1.29. 2015 Written By: Anna Groff 5,909 Times read

On Jan. 16-17 more than 170 leaders gathered in Hartville, Ohio, for a consultation regarding a new network of churches separate from Mennonite Church USA. Photo by Kelli Yoder of Mennonite World Review.

A new network comprised mostly of churches who have already left or plan to leave Mennonite Church USA is anticipating a launch date of Sept. 1.

The name of the new network is yet to be determined.

KY Hamsher communion

Jeff Linthicum, senior pastor at First Mennonite of Berne, Ind., and Matt Hamsher (right) serve communion at the end of the consultation. Photo by Kelli Yoder of Mennonite World Review.

The new network is already meeting and working together.

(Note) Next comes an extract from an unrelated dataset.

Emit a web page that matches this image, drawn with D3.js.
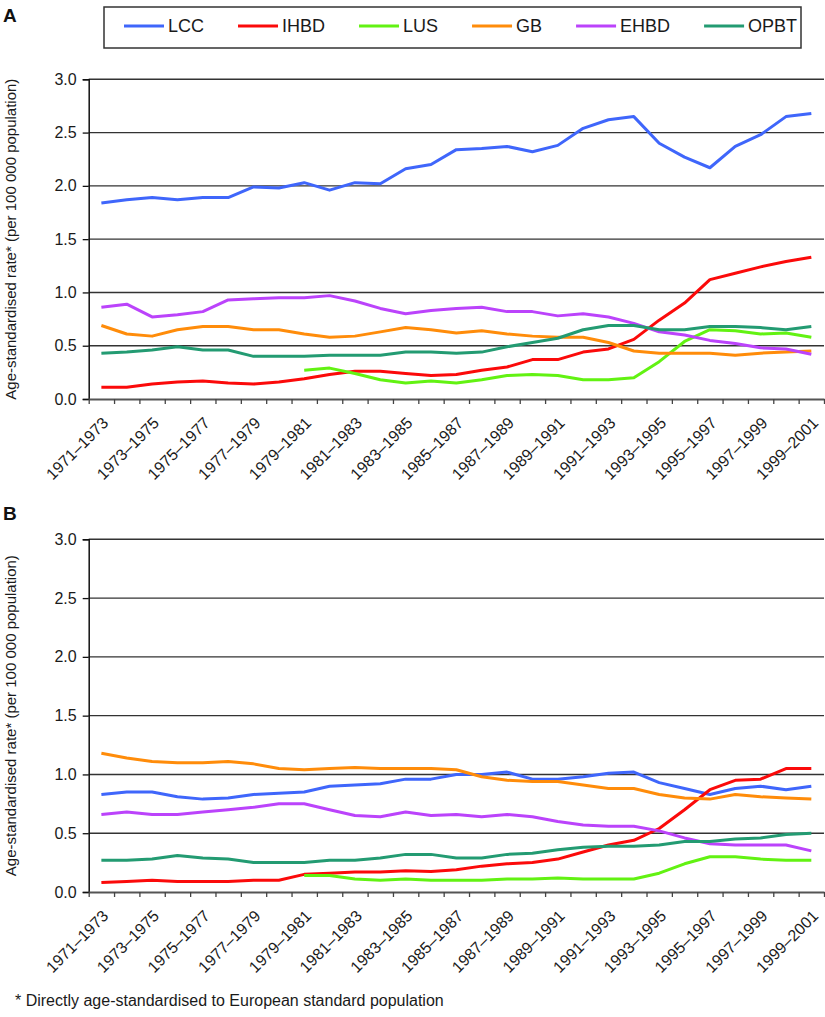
<!DOCTYPE html>
<html>
<head>
<meta charset="utf-8">
<script src="https://cdn.jsdelivr.net/npm/d3@7"></script>
<style>
  html, body { margin: 0; padding: 0; background: #fff; }
  svg { display: block; font-family: "Liberation Sans", Arial, Helvetica, sans-serif; }
</style>
</head>
<body>
<svg id="chart" width="825" height="1017"></svg>
<script>
// ---------- DATA ----------
const categories = ["1971–1973","1972–1974","1973–1975","1974–1976","1975–1977","1976–1978","1977–1979","1978–1980",
  "1979–1981","1980–1982","1981–1983","1982–1984","1983–1985","1984–1986","1985–1987","1986–1988","1987–1989",
  "1988–1990","1989–1991","1990–1992","1991–1993","1992–1994","1993–1995","1994–1996","1995–1997","1996–1998",
  "1997–1999","1998–2000","1999–2001"];
const xTickLabels = ["1971–1973","1973–1975","1975–1977","1977–1979","1979–1981","1981–1983","1983–1985",
  "1985–1987","1987–1989","1989–1991","1991–1993","1993–1995","1995–1997","1997–1999","1999–2001"];
const yTicks = [0, 0.5, 1.0, 1.5, 2.0, 2.5, 3.0];
const seriesNames = ["LCC","IHBD","LUS","GB","EHBD","OPBT"];
const seriesColors = ["#3f66fb","#fb0a0a","#62f212","#ff8c0a","#bb43fb","#239b72"];

// Panel A
const lccA  = [1.84,1.87,1.89,1.87,1.89,1.89,1.99,1.98,2.03,1.96,2.03,2.02,2.16,2.20,2.34,2.35,2.37,2.32,2.38,2.54,2.62,2.65,2.40,2.27,2.17,2.37,2.48,2.65,2.68];
const ihbdA = [0.11,0.11,0.14,0.16,0.17,0.15,0.14,0.16,0.19,0.23,0.26,0.26,0.24,0.22,0.23,0.27,0.30,0.37,0.37,0.44,0.47,0.56,0.74,0.90,1.12,1.18,1.24,1.29,1.33];
const lusA  = [null,null,null,null,null,null,null,null,0.27,0.29,0.24,0.18,0.15,0.17,0.15,0.18,0.22,0.23,0.22,0.18,0.18,0.20,0.35,0.54,0.65,0.64,0.61,0.62,0.58];
const gbA   = [0.69,0.61,0.59,0.65,0.68,0.68,0.65,0.65,0.61,0.58,0.59,0.63,0.67,0.65,0.62,0.64,0.61,0.59,0.58,0.58,0.53,0.45,0.43,0.43,0.43,0.41,0.43,0.44,0.45];
const ehbdA = [0.86,0.89,0.77,0.79,0.82,0.93,0.94,0.95,0.95,0.97,0.92,0.85,0.80,0.83,0.85,0.86,0.82,0.82,0.78,0.80,0.77,0.71,0.63,0.60,0.55,0.52,0.48,0.47,0.42];
const opbtA = [0.43,0.44,0.46,0.49,0.46,0.46,0.40,0.40,0.40,0.41,0.41,0.41,0.44,0.44,0.43,0.44,0.49,0.53,0.57,0.65,0.69,0.69,0.65,0.65,0.68,0.68,0.67,0.65,0.68];

// Panel B
const lccB  = [0.83,0.85,0.85,0.81,0.79,0.80,0.83,0.84,0.85,0.90,0.91,0.92,0.96,0.96,1.00,1.00,1.02,0.96,0.96,0.98,1.01,1.02,0.93,0.88,0.83,0.88,0.90,0.87,0.90];
const ihbdB = [0.08,0.09,0.10,0.09,0.09,0.09,0.10,0.10,0.15,0.16,0.17,0.17,0.18,0.175,0.19,0.22,0.24,0.25,0.28,0.34,0.40,0.44,0.54,0.70,0.87,0.95,0.96,1.05,1.05];
const lusB  = [null,null,null,null,null,null,null,null,0.14,0.14,0.11,0.10,0.11,0.10,0.10,0.10,0.11,0.11,0.12,0.11,0.11,0.11,0.16,0.24,0.30,0.30,0.28,0.27,0.27];
const gbB   = [1.18,1.14,1.11,1.10,1.10,1.11,1.09,1.05,1.04,1.05,1.06,1.05,1.05,1.05,1.04,0.98,0.95,0.94,0.94,0.91,0.88,0.88,0.83,0.80,0.79,0.83,0.81,0.80,0.79];
const ehbdB = [0.66,0.68,0.66,0.66,0.68,0.70,0.72,0.75,0.75,0.70,0.65,0.64,0.68,0.65,0.66,0.64,0.66,0.64,0.60,0.57,0.56,0.56,0.52,0.46,0.41,0.40,0.40,0.40,0.35];
const opbtB = [0.27,0.27,0.28,0.31,0.29,0.28,0.25,0.25,0.25,0.27,0.27,0.29,0.32,0.32,0.29,0.29,0.32,0.33,0.36,0.38,0.39,0.39,0.40,0.43,0.43,0.45,0.46,0.49,0.50];

const yLabel = "Age-standardised rate* (per 100 000 population)";
const footnote = "* Directly age-standardised to European standard population";

// ---------- DRAW ----------
const svg = d3.select("#chart");
const left = 88.7, right = 824;

function drawPanel(letter, letterY, top, bottom, seriesData) {
  const x = d3.scaleBand().domain(categories).range([left, right]).padding(0);
  const xIdx = d3.scaleLinear().domain([0, categories.length]).range([left, right]);
  const y = d3.scaleLinear().domain([0, 3]).range([bottom, top]);
  const g = svg.append("g");

  // gridlines
  g.selectAll("line.grid").data(yTicks.filter(v => v > 0)).enter().append("line")
    .attr("x1", left).attr("x2", right)
    .attr("y1", d => y(d)).attr("y2", d => y(d))
    .attr("stroke", "#333").attr("stroke-width", 1.4);

  // y axis
  const ya = g.append("g").attr("transform", `translate(${left},0)`)
    .call(d3.axisLeft(y).tickValues(yTicks).tickFormat(d3.format(".1f")).tickSize(6).tickPadding(6));
  ya.select(".domain").attr("stroke", "#111").attr("stroke-width", 1.5);
  ya.selectAll(".tick line").attr("stroke", "#111").attr("stroke-width", 1.3);
  ya.selectAll(".tick text").attr("font-size", 16).attr("fill", "#1a1a1a")
    .attr("font-family", "'Liberation Sans', Arial, sans-serif");

  // x axis (ticks at band boundaries)
  const xa = g.append("g").attr("transform", `translate(0,${bottom})`)
    .call(d3.axisBottom(xIdx).tickValues(d3.range(0, categories.length + 1)).tickFormat("").tickSize(5).tickSizeOuter(0));
  xa.select(".domain").attr("stroke", "#555").attr("stroke-width", 2);
  xa.selectAll(".tick line").attr("stroke", "#444").attr("stroke-width", 1.3);

  // x labels
  g.selectAll("text.xl").data(xTickLabels).enter().append("text")
    .attr("class", "xl")
    .attr("transform", d => `translate(${x(d) + x.bandwidth() / 2 + 8},${bottom + 25}) rotate(-45)`)
    .attr("text-anchor", "end")
    .attr("font-size", 16).attr("fill", "#1a1a1a")
    .text(d => d);

  // y label
  g.append("text")
    .attr("transform", `translate(16,${(top + bottom) / 2}) rotate(-90)`)
    .attr("text-anchor", "middle").attr("font-size", 15).attr("fill", "#1a1a1a")
    .text(yLabel);

  // panel letter
  g.append("text").attr("x", 3).attr("y", letterY)
    .attr("font-size", 19).attr("font-weight", "bold").attr("fill", "#111").text(letter);

  // lines
  const line = d3.line()
    .defined(d => d != null)
    .x((d, i) => x(categories[i]) + x.bandwidth() / 2)
    .y(d => y(d));
  seriesData.forEach((vals, k) => {
    g.append("path").datum(vals)
      .attr("d", line)
      .attr("fill", "none")
      .attr("stroke", seriesColors[k])
      .attr("stroke-width", 3)
      .attr("stroke-linejoin", "round")
      .attr("stroke-linecap", "butt");
  });
}

drawPanel("A", 22, 79.3, 399, [lccA, ihbdA, lusA, gbA, ehbdA, opbtA]);
drawPanel("B", 520, 539.3, 892, [lccB, ihbdB, lusB, gbB, ehbdB, opbtB]);

// legend
const lg = svg.append("g");
lg.append("rect").attr("x", 104).attr("y", 7).attr("width", 697).attr("height", 41)
  .attr("fill", "#fff").attr("stroke", "#333").attr("stroke-width", 1.5);
let lx = 124;
seriesNames.forEach((name, k) => {
  lg.append("line").attr("x1", lx).attr("x2", lx + 40).attr("y1", 26).attr("y2", 26)
    .attr("stroke", seriesColors[k]).attr("stroke-width", 3);
  const t = lg.append("text").attr("x", lx + 44).attr("y", 32)
    .attr("font-size", 18).attr("fill", "#1a1a1a").text(name);
  lx = lx + 44 + t.node().getComputedTextLength() + 34;
});

// footnote
svg.append("text").attr("x", 15).attr("y", 1006).attr("font-size", 16).attr("fill", "#1a1a1a").text(footnote);
</script>
</body>
</html>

On Jan. 16-17, more than 170 leaders representing 75 churches gathered in Hartville, Ohio, for a consultation around the theme of “Reimaging New Life Together.”

A Vision Values and Core Commitments document was discussed at the January consultation.

The focus of the network is obedience to Scripture as expressed in the 1995 Confession of Faith in a Mennonite Perspective; planting churches; evangelism; and mission around the world.

A group of 15 pastors and church leaders—all men—planned the consultation. Ten of the 15 are part of Anabaptist Renewal Circles. ARC facilitated the weekend, but will not be a part of the new network.

The leaders were from churches in California, Pennsylvania, Ohio and Indiana. Some represented Franklin Mennonite Conference, South Central Mennonite Conference and New York Mennonite Conference.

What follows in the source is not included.